Second, a worker’s choices are in reality not limited to one employer’s take-it-or-leave-it offer. Turning down one employer’s offer of a certain wage doesn’t mean starving to death. There are thousands of employers, and a worker in a capitalist society has the unconstrained ability to choose whichever employer he prefers out of all who may be willing to hire him. If no employer will give him the terms he wants, he is free to seek a loan from one of the hundreds of banks in existence and start his own business, or to learn a trade that will make him more valuable to employers. Everyone has the option of getting an education and learning some trade to put him in a better bargaining position.

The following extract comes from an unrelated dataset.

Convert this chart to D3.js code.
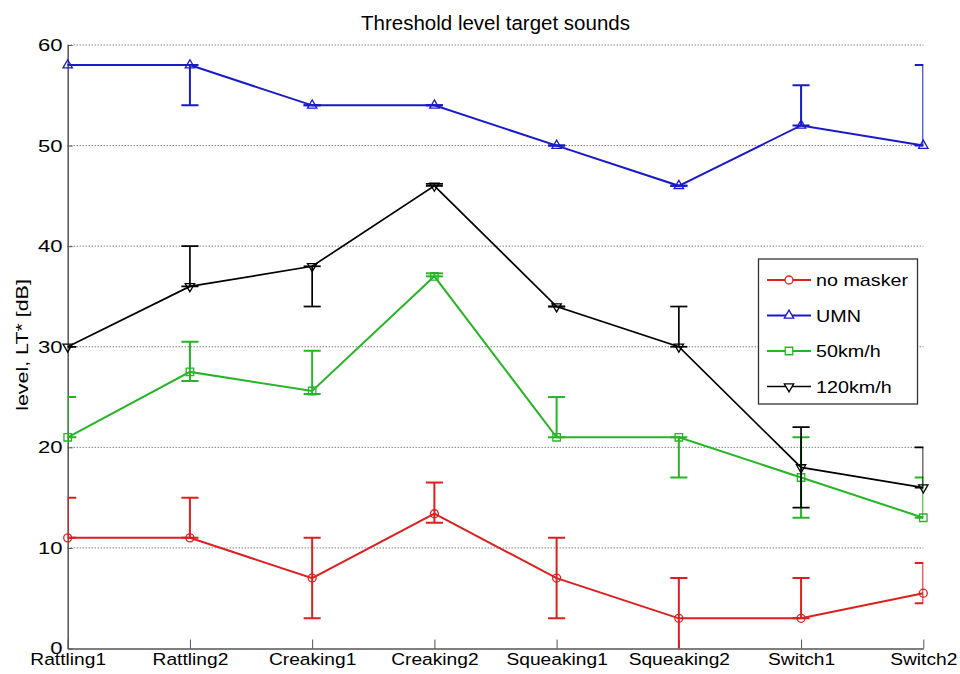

To say that some people lack the intelligence necessary to do so is both patronizing and untrue. The qualities necessary to accomplish such a feat are discipline and the willingness to make tough choices. Neither of these qualities is a magical ability that some people are born with and some are not. In no industry is there a monopoly such that a worker must choose to accept one specific set of terms or starve. Even if there were, the worker would be free to start a company to compete with the monopoly, on at least one of its product lines – assuming, of course, that there was a free market. Lean start-up companies often compete very efficiently with bloated would-be monopolists.

It is misleading to say that working-class people cannot appreciate the right to choose a job or the right to use money. A worker who earns his money has earned the right to spend it on something he wants, and to enjoy any product or service that the other hardworking citizens of a capitalist country will sell to him. The worker’s enjoyment from spending money is not an illusion, even if he has comparatively less money than an upper-class person. The fact that rich people own yachts does not make a ham sandwich taste any less delicious.

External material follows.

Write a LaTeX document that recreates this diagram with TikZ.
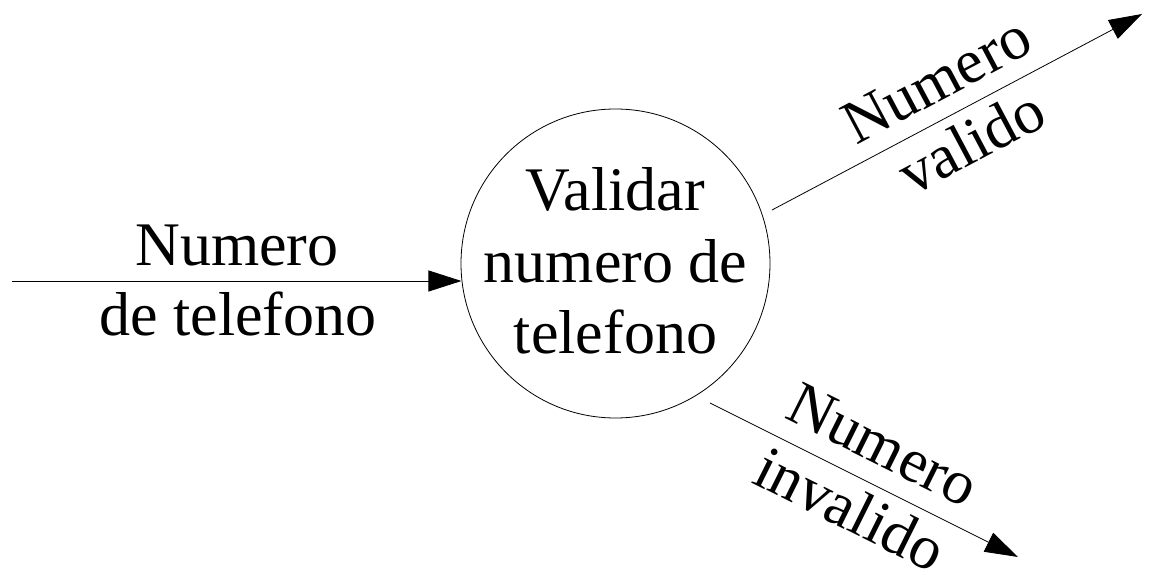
\documentclass[tikz,border=0pt]{standalone}
\usepackage{fontspec}
\setmainfont{Liberation Serif}
\usetikzlibrary{arrows.meta}
\begin{document}
\begin{tikzpicture}[x=1pt,y=-1pt,
  flow/.style={line width=0.8pt,-{Triangle[length=33pt,width=21pt]}},
  lbl/.style={font=\fontsize{62}{70}\selectfont,anchor=base,inner sep=0pt},
  proc/.style={circle,draw,line width=0.8pt,minimum size=309pt,inner sep=0pt},
  proctext/.style={align=center,inner sep=0pt,font=\fontsize{62}{71.5}\selectfont}]
\useasboundingbox (0,0) rectangle (1149,575);
\node[proc] (c) at (615.5,263.5) {};
\node[proctext] (ct) at (615.5,261) {Validar\\numero de\\telefono};
% input flow
\coordinate (in) at (12,281);
\draw[flow] (in) -- (in -| c.186.5);
\node[lbl] (inA) at (237,265) {Numero};
\node[lbl] (inB) at (238,335) {de telefono};
% valid flow
\coordinate (vs) at (772,210);
\coordinate (ve) at (1142,14);
\draw[flow] (vs) -- (ve);
\node[lbl,rotate=28] (vA) at (946,98) {Numero};
\node[lbl,rotate=28] (vB) at (981,160) {valido};
% invalid flow
\coordinate (is) at (710,403);
\coordinate (ie) at (1018,557);
\draw[flow] (is) -- (ie);
\node[lbl,rotate=-26.5] (iA) at (874,463) {Numero};
\node[lbl,rotate=-26.5] (iB) at (841,527.5) {invalido};
\end{tikzpicture}
\end{document}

Any libertarian candidate who runs for office on a platform of helping the rich and ignoring the poor will lose. But after all, libertarians are not in the business of using government to help any class of people. Their concern is with preventing government from hurting anyone’s legitimate interests. It may seem counterintuitive to think that low-income people can be persuaded that economic freedom is in their best interest, but it only seems counterintuitive because of the pervasive influence of socialist propaganda. Fortunately, this propaganda has the weight of American history against it. Generations of low-income people arrived at Ellis Island and looked up at the Statue of Liberty, and they did not come here because they wanted to be exploited; they came because they wanted the American dream, the dream that hard work can earn you a decent wage and a good life. That dream, in the vast majority of cases, became reality. America has been called the land of opportunity, and it is capitalist society in which economic opportunities appear to people who make simple, honest, persevering efforts.

In spite of all the obstacles that may stand in the way of working-class people trying to support themselves and their families, it remains possible to say that the American dream is still alive and that economic freedom still has a place in the American way of life. Socialists tell workers that capitalists exploit the workers and steal their wealth. The libertarian reply is that capitalists create wealth, make the economy function, and thereby benefit workers, who are always free to make use of capitalism for their own dreams and ambitions.

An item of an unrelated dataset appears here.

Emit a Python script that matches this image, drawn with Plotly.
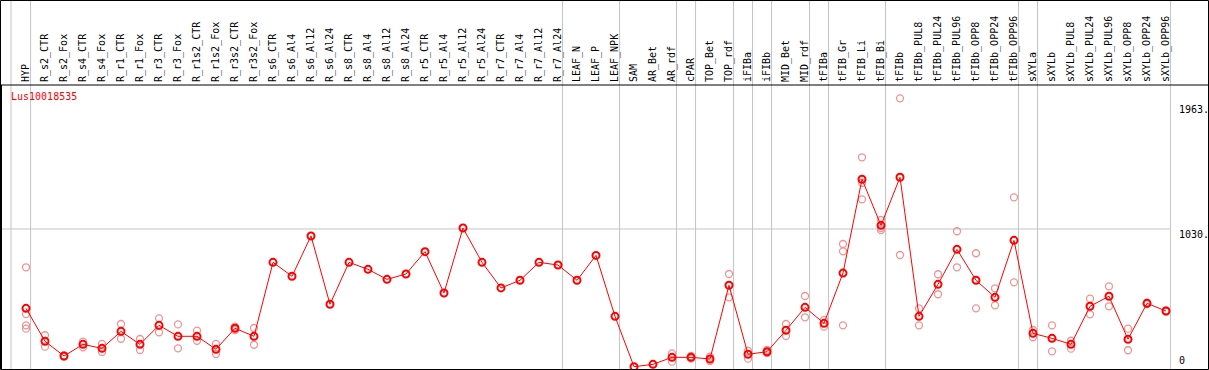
import plotly.graph_objects as go

categories = [
    "HYP", "R_s2_CTR", "R_s2_Fox", "R_s4_CTR", "R_s4_Fox", "R_r1_CTR", "R_r1_Fox",
    "R_r3_CTR", "R_r3_Fox", "R_r1s2_CTR", "R_r1s2_Fox", "R_r3s2_CTR", "R_r3s2_Fox",
    "R_s6_CTR", "R_s6_Al4", "R_s6_Al12", "R_s6_Al24",
    "R_s8_CTR", "R_s8_Al4", "R_s8_Al12", "R_s8_Al24",
    "R_r5_CTR", "R_r5_Al4", "R_r5_Al12", "R_r5_Al24",
    "R_r7_CTR", "R_r7_Al4", "R_r7_Al12", "R_r7_Al24",
    "LEAF_N", "LEAF_P", "LEAF_NPK",
    "SAM", "AR_Bet", "AR_rdf", "cPAR", "TOP_Bet", "TOP_rdf", "iFIBa", "iFIBb",
    "MID_Bet", "MID_rdf", "tFIBa", "tFIB_Gr", "tFIB_Li", "tFIB_Bi", "tFIBb",
    "tFIBb_PUL8", "tFIBb_PUL24", "tFIBb_PUL96", "tFIBb_OPP8", "tFIBb_OPP24", "tFIBb_OPP96",
    "sXYLa", "sXYLb", "sXYLb_PUL8", "sXYLb_PUL24", "sXYLb_PUL96",
    "sXYLb_OPP8", "sXYLb_OPP24", "sXYLb_OPP96",
]

means = [
    438, 192, 82, 169, 139, 266, 169, 311, 229, 229, 132, 289, 229,
    781, 677, 978, 468,
    781, 729, 654, 694,
    861, 552, 1037, 781,
    590, 647, 781, 761,
    647, 833, 378,
    2, 20, 72, 72, 60, 610, 95, 114, 274, 445, 326, 701, 1401, 1057, 1416,
    378, 617, 878, 647, 520, 945,
    251, 214, 169, 453, 528, 207, 475, 418,
]

replicates = [
    [744, 395, 311, 286], [237, 152], [86, 78], [189, 147], [172, 112], [321, 211],
    [209, 127], [363, 259], [318, 139], [271, 196], [172, 97], [301, 276], [291, 166],
    [], [], [], [],
    [], [], [], [],
    [], [], [], [],
    [], [], [], [],
    [], [], [],
    [], [], [102, 40], [82, 62], [77, 45], [694, 520], [122, 62], [127, 104],
    [321, 231], [530, 371], [351, 301], [918, 863, 311], [1565, 1375, 1251],
    [1097, 1037, 1022], [2005, 836],
    [438, 311], [692, 543], [1013, 744], [849, 438], [587, 460], [1266, 632],
    [276, 222], [311, 117], [196, 137], [510, 393], [602, 453],
    [286, 125], [480, 470], [422, 414],
]

# index of last category in each group (group separators)
group_ends = [0, 28, 31, 34, 35, 37, 38, 39, 41, 42, 45, 52, 53, 60]

y_ticks = [0, 1030, 1963]
y_tick_text = ["0", "1030.", "1963."]
title_text = "Lus10018535"

x_idx = list(range(len(categories)))
rep_x, rep_y = [], []
for i, vals in enumerate(replicates):
    for v in vals:
        rep_x.append(i)
        rep_y.append(v)

W, H = 1209, 370
ML, MR, MT, MB = 1, 38, 85, 1
plot_w = W - ML - MR
plot_h = H - MT - MB

fig = go.Figure()
fig.add_trace(go.Scatter(
    x=rep_x, y=rep_y, mode="markers", cliponaxis=False,
    marker=dict(symbol="circle-open", size=7, color="#ee9494", line=dict(width=1.3, color="#ee9494")),
    hoverinfo="skip", showlegend=False,
))
fig.add_trace(go.Scatter(
    x=x_idx, y=means, mode="lines+markers", cliponaxis=False,
    line=dict(color="#ff0000", width=1),
    marker=dict(symbol="circle-open", size=7, color="#ff0000", line=dict(width=2, color="#ff0000")),
    showlegend=False,
))

shapes = []
sep_positions = [-0.79] + [e + 0.24 for e in group_ends]
top_paper = (H - MB - 0.5) / plot_h
for xp in sep_positions:
    shapes.append(dict(type="line", xref="x", yref="paper", x0=xp, x1=xp, y0=0, y1=top_paper,
                       line=dict(color="#c4c4c4", width=1), layer="below"))
shapes.append(dict(type="line", xref="paper", yref="y", x0=0, x1=1, y0=1030, y1=1030,
                   line=dict(color="#c4c4c4", width=1), layer="below"))
px2x = lambda px: (px - ML) / plot_w
py2y = lambda py: (H - MB - py) / plot_h
shapes.append(dict(type="rect", xref="paper", yref="paper",
                   x0=px2x(0.5), x1=px2x(W - 0.5), y0=py2y(H - 0.5), y1=py2y(0.5),
                   line=dict(color="black", width=1), fillcolor="rgba(0,0,0,0)"))
shapes.append(dict(type="line", xref="paper", yref="paper",
                   x0=px2x(0), x1=px2x(W), y0=py2y(85), y1=py2y(85),
                   line=dict(color="black", width=1)))
shapes.append(dict(type="line", xref="paper", yref="paper",
                   x0=px2x(1.5), x1=px2x(1.5), y0=0, y1=1,
                   line=dict(color="black", width=1)))

annotations = [dict(text=title_text, xref="paper", yref="paper", x=px2x(8.5), y=1,
                    xanchor="left", yanchor="top", yshift=-4, showarrow=False,
                    font=dict(family="DejaVu Sans Mono", size=10, color="#ff0000"))]
for v, t in zip(y_ticks, y_tick_text):
    annotations.append(dict(text=t, xref="paper", yref="y", x=1, y=v,
                            xanchor="left", yanchor="bottom" if v == 0 else "top",
                            xshift=6, yshift=-1 if v == 0 else 2, showarrow=False,
                            font=dict(family="DejaVu Sans Mono", size=10, color="black")))

fig.update_layout(
    width=W, height=H,
    margin=dict(l=ML, r=MR, t=MT, b=MB, pad=0, autoexpand=False),
    plot_bgcolor="white", paper_bgcolor="white",
    shapes=shapes, annotations=annotations,
    xaxis=dict(
        range=[(ML - 26) / 19, (W - MR - 26) / 19],
        tickmode="array", tickvals=x_idx, ticktext=categories,
        side="top", tickangle=-90, ticks="", showgrid=False, zeroline=False,
        showline=False, tickfont=dict(family="DejaVu Sans Mono", size=10, color="black"),
        ticklabelstandoff=2, automargin=False,
    ),
    yaxis=dict(
        range=[-(369 - 367) / 0.134, (367 - 85) / 0.134],
        showticklabels=False, ticks="", showgrid=False, zeroline=False, showline=False,
        automargin=False,
    ),
)

fig.write_html(
    "out.html",
    config={"displayModeBar": False},
    post_script="document.body.style.margin='0';document.body.style.overflow='hidden';",
)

There is no reason why libertarians should not be proselytizing to the poor as well as the rich. We cannot promise to provide free lunches to the poor – because, indeed, there is no such thing as a free lunch – but we can promise to give everyone an unfettered opportunity to earn lunch money.

Almost everyone on the political scene maintains that a political philosophy designed for America as a whole should be beneficial for all Americans, not just one class or special interest group. And free-market capitalism is the one economic system that truly benefits everyone. If a libertarian platform were able to draw support from high-income, middle-income, and low-income voters, if we were able to say persuasively that freedom benefits all Americans, then there would be virtually no limit to the realization of libertarian political goals.